Vale decir que desde adentro del rugby también se contribuye a este estereotipo. La manera en la que se conforman algunos de los grupos son muy cerradas. El que no pertenece, es mirado siempre con recelo. Ese peligroso juego de “Nosotros acá y el resto allá”, es el que en ocasiones deriva en las golpizas en patota. La discriminación hacia el otro, suele ser moneda corriente. Los tweets con contenidos racistas y xenófobos de integrantes del plantel de Los Pumas que se reflotaron el fin de semana son una muestra.
Por otro lado, quienes alimentan este estereotipo desde afuera, olvidan que casi el 70% de los deportistas desaparecidos durante la última dictadura militar provienen del rugby. Era otra época, es cierto, pero habla de un compromiso social que no ingresa en el estereotipo clásico. Se trató de estudiantes universitarios- en general provenientes de familias de clases medias altas, no necesariamente de izquierda- que decidieron militar para cambiar la realidad.
Así, la relación del rugby con lo “popular” está atravesada por varias circunstancias y significados que los hacen entrar en tensión. Estereotipos, nacionalismos y mitos alimentados desde adentro y afuera, actitudes deplorables de algunos de los integrantes del mundo ovalado, la dificultad de sus reglas y una historia asociada a los sectores más poderosos de diversos campos, generan que el rugby no pueda cambiar cierta imagen negativa dentro del mundo de lo popular en argentina.
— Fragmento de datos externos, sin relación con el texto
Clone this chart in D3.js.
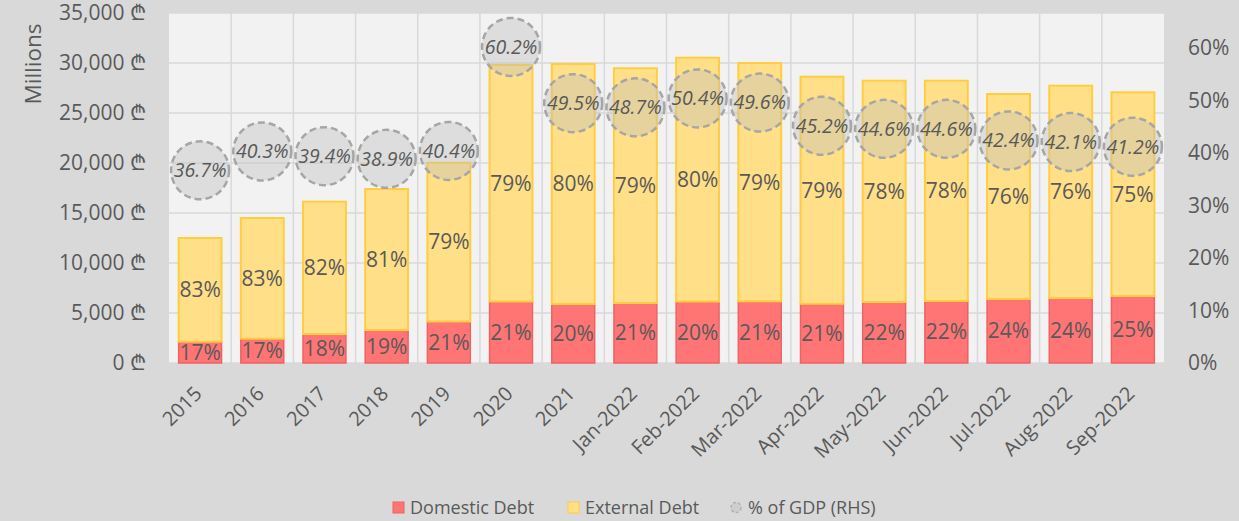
<!DOCTYPE html>
<html>
<head>
<meta charset="utf-8">
<script src="https://cdn.jsdelivr.net/npm/d3@7"></script>
<style>
  body { margin: 0; background: #d9d9d9; }
  svg { display: block; font-family: "Open Sans", "DejaVu Sans", sans-serif; }
</style>
</head>
<body>
<script>
// data (millions of lari)
const periods = ["2015", "2016", "2017", "2018", "2019", "2020", "2021", "Jan-2022", "Feb-2022",
                 "Mar-2022", "Apr-2022", "May-2022", "Jun-2022", "Jul-2022", "Aug-2022", "Sep-2022"]
const domestic = [2130, 2430, 2900, 3300, 4150, 6150, 5900, 6000, 6150, 6170, 5920, 6100, 6200, 6400, 6500, 6700]
const external = [10370, 12070, 13230, 14100, 15880, 23650, 24000, 23470, 24380, 23830, 22710, 22130, 22030, 20500, 21230, 20370]
const domesticShare = [17, 17, 18, 19, 21, 21, 20, 21, 20, 21, 21, 22, 22, 24, 24, 25]
const externalShare = [83, 83, 82, 81, 79, 79, 80, 79, 80, 79, 79, 78, 78, 76, 76, 75]
const gdpShare = [36.7, 40.3, 39.4, 38.9, 40.4, 60.2, 49.5, 48.7, 50.4, 49.6, 45.2, 44.6, 44.6, 42.4, 42.1, 41.2]
const leftTicks = [0, 5000, 10000, 15000, 20000, 25000, 30000, 35000]
const rightTicks = [0, 0.1, 0.2, 0.3, 0.4, 0.5, 0.6]

const w = 1239
const h = 521
const plotL = 169, plotR = 1164, plotT = 13, plotB = 363
const textColor = "#595959"

const rows = periods.map((p, i) => ({
    period: p, domestic: domestic[i], external: external[i],
    dShare: domesticShare[i], eShare: externalShare[i], gdp: gdpShare[i]
}))

const x = d3.scaleBand().domain(periods).range([plotL, plotR]).padding(0)
const y = d3.scaleLinear().domain([0, 35000]).range([plotB, plotT])
const y2 = d3.scaleLinear().domain([0, 0.6667]).range([plotB, plotT])
const barW = x.bandwidth() * 0.69

const svg = d3.select("body").append("svg")
    .attr("width", w)
    .attr("height", h)

svg.append("rect").attr("width", w).attr("height", h).attr("fill", "#d9d9d9")
svg.append("rect")
   .attr("x", plotL).attr("y", plotT)
   .attr("width", plotR - plotL).attr("height", plotB - plotT)
   .attr("fill", "#f2f2f2")

// gridlines
svg.append("g").selectAll("line")
   .data(leftTicks)
   .enter().append("line")
   .attr("x1", plotL).attr("x2", plotR)
   .attr("y1", d => y(d)).attr("y2", d => y(d))
   .attr("stroke", "#d9d9d9").attr("stroke-width", 1.5)

svg.append("g").selectAll("line")
   .data(periods.slice(1))
   .enter().append("line")
   .attr("x1", d => x(d)).attr("x2", d => x(d))
   .attr("y1", plotT).attr("y2", plotB)
   .attr("stroke", "#d9d9d9").attr("stroke-width", 1.5)

// stacked bars
const cx = d => x(d.period) + x.bandwidth() / 2

svg.append("g").selectAll("rect")
   .data(rows)
   .enter().append("rect")
   .attr("x", d => cx(d) - barW / 2)
   .attr("y", d => y(d.domestic))
   .attr("width", barW)
   .attr("height", d => y(0) - y(d.domestic))
   .attr("fill", "#ff7575")
   .attr("stroke", "#ee6262")
   .attr("stroke-width", 1.5)

svg.append("g").selectAll("rect")
   .data(rows)
   .enter().append("rect")
   .attr("x", d => cx(d) - barW / 2)
   .attr("y", d => y(d.domestic + d.external))
   .attr("width", barW)
   .attr("height", d => y(d.domestic) - y(d.domestic + d.external))
   .attr("fill", "#ffdf88")
   .attr("stroke", "#ffcd40")
   .attr("stroke-width", 2)

// bar labels
svg.append("g").selectAll("text")
   .data(rows)
   .enter().append("text")
   .attr("x", d => cx(d))
   .attr("y", d => (y(0) + y(d.domestic)) / 2)
   .attr("dy", "0.35em")
   .attr("text-anchor", "middle")
   .attr("font-size", 21)
   .attr("fill", textColor)
   .text(d => d.dShare + "%")

svg.append("g").selectAll("text")
   .data(rows)
   .enter().append("text")
   .attr("x", d => cx(d))
   .attr("y", d => (y(d.domestic) + y(d.domestic + d.external)) / 2)
   .attr("dy", "0.35em")
   .attr("text-anchor", "middle")
   .attr("font-size", 21)
   .attr("fill", textColor)
   .text(d => d.eShare + "%")

// % of GDP bubbles
const bub = svg.append("g").selectAll("g")
   .data(rows)
   .enter().append("g")
   .attr("transform", d => "translate(" + cx(d) + "," + y2(d.gdp / 100) + ")")

bub.append("circle")
   .attr("r", 29)
   .attr("fill", "rgba(190,190,190,0.4)")
   .attr("stroke", "#a6a6a6")
   .attr("stroke-width", 2.5)
   .attr("stroke-dasharray", "7,4")

bub.append("text")
   .attr("dy", "0.35em")
   .attr("text-anchor", "middle")
   .attr("font-size", 19.5)
   .attr("font-style", "italic")
   .attr("fill", textColor)
   .text(d => d.gdp.toFixed(1) + "%")

// axes
const yAxis = d3.axisLeft(y).tickValues(leftTicks)
    .tickFormat(d => d3.format(",")(d) + " \u20BE").tickSize(0).tickPadding(0)
const y2Axis = d3.axisRight(y2).tickValues(rightTicks)
    .tickFormat(d3.format(".0%")).tickSize(0).tickPadding(0)

svg.append("g")
   .attr("transform", "translate(146,0)")
   .call(yAxis)
   .call(g => g.select(".domain").remove())
   .selectAll("text").attr("font-size", 21).attr("fill", textColor)

svg.append("g")
   .attr("transform", "translate(1188,0)")
   .call(y2Axis)
   .call(g => g.select(".domain").remove())
   .selectAll("text").attr("font-size", 21).attr("fill", textColor)

svg.selectAll(".tick text").attr("font-family", "Open Sans, DejaVu Sans, sans-serif")

svg.append("text")
   .attr("transform", "translate(41,64) rotate(-90)")
   .attr("text-anchor", "middle")
   .attr("font-size", 22.5)
   .attr("fill", textColor)
   .text("Millions")

// category labels
svg.append("g").selectAll("text")
   .data(periods)
   .enter().append("text")
   .attr("transform", d => "translate(" + (x(d) + x.bandwidth() / 2 - 2) + ",390) rotate(-45)")
   .attr("text-anchor", "end")
   .attr("dy", "0.35em")
   .attr("font-size", 20)
   .attr("fill", textColor)
   .text(d => d)

// legend
const legend = svg.append("g").attr("font-size", 18).attr("fill", textColor)
legend.append("rect").attr("x", 393).attr("y", 502).attr("width", 11).attr("height", 11)
      .attr("fill", "#ff7575").attr("stroke", "#ee6262")
legend.append("text").attr("x", 410).attr("y", 508).attr("dy", "0.35em").text("Domestic Debt")
legend.append("rect").attr("x", 568).attr("y", 502).attr("width", 11).attr("height", 11)
      .attr("fill", "#ffdf88").attr("stroke", "#ffcd40")
legend.append("text").attr("x", 585).attr("y", 508).attr("dy", "0.35em").text("External Debt")
legend.append("circle").attr("cx", 736).attr("cy", 507.5).attr("r", 5)
      .attr("fill", "rgba(190,190,190,0.4)").attr("stroke", "#b0b0b0")
      .attr("stroke-width", 1.5).attr("stroke-dasharray", "3,2")
legend.append("text").attr("x", 748).attr("y", 508).attr("dy", "0.35em").text("% of GDP (RHS)")
</script>
</body>
</html>
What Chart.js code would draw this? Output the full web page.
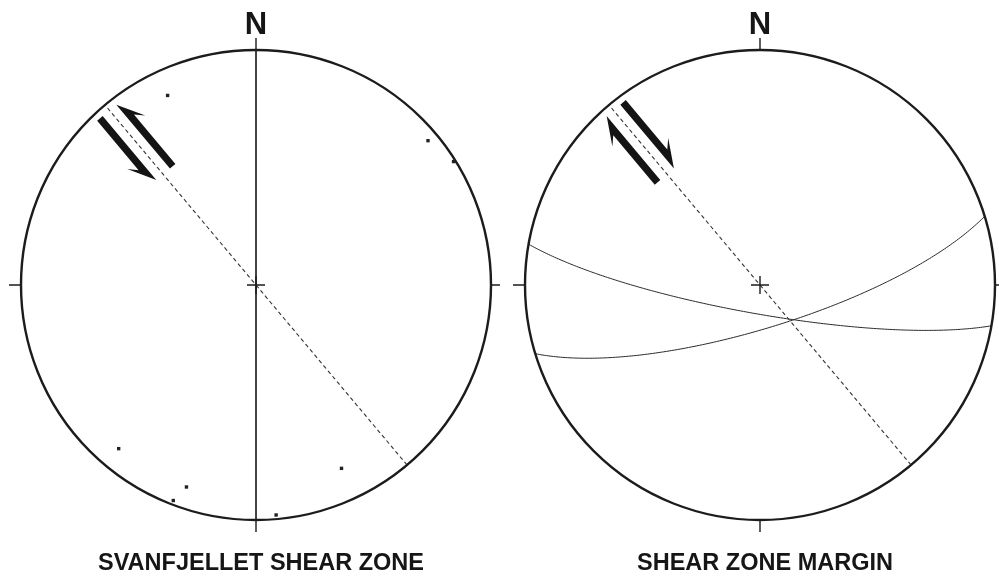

Que ninguno de los jugadores argentinos haya reaccionado o se haya sumado al homenaje propuesto por los All Blacks a Maradona abrió aún más la brecha. El Haka y la camiseta negra son un hito para la cultura neozelandesa, que Sam Cane y los suyos se lo hayan ofrendado a Diego fue conmovedor. Hizo que pasara totalmente desapercibido la cinta negra con la que los argentinos salieron jugar. Las disculpas llegaron tarde y no alcanzaron para cerrar una nueva herida entre el mundo ovalado y la cultura popular argentina.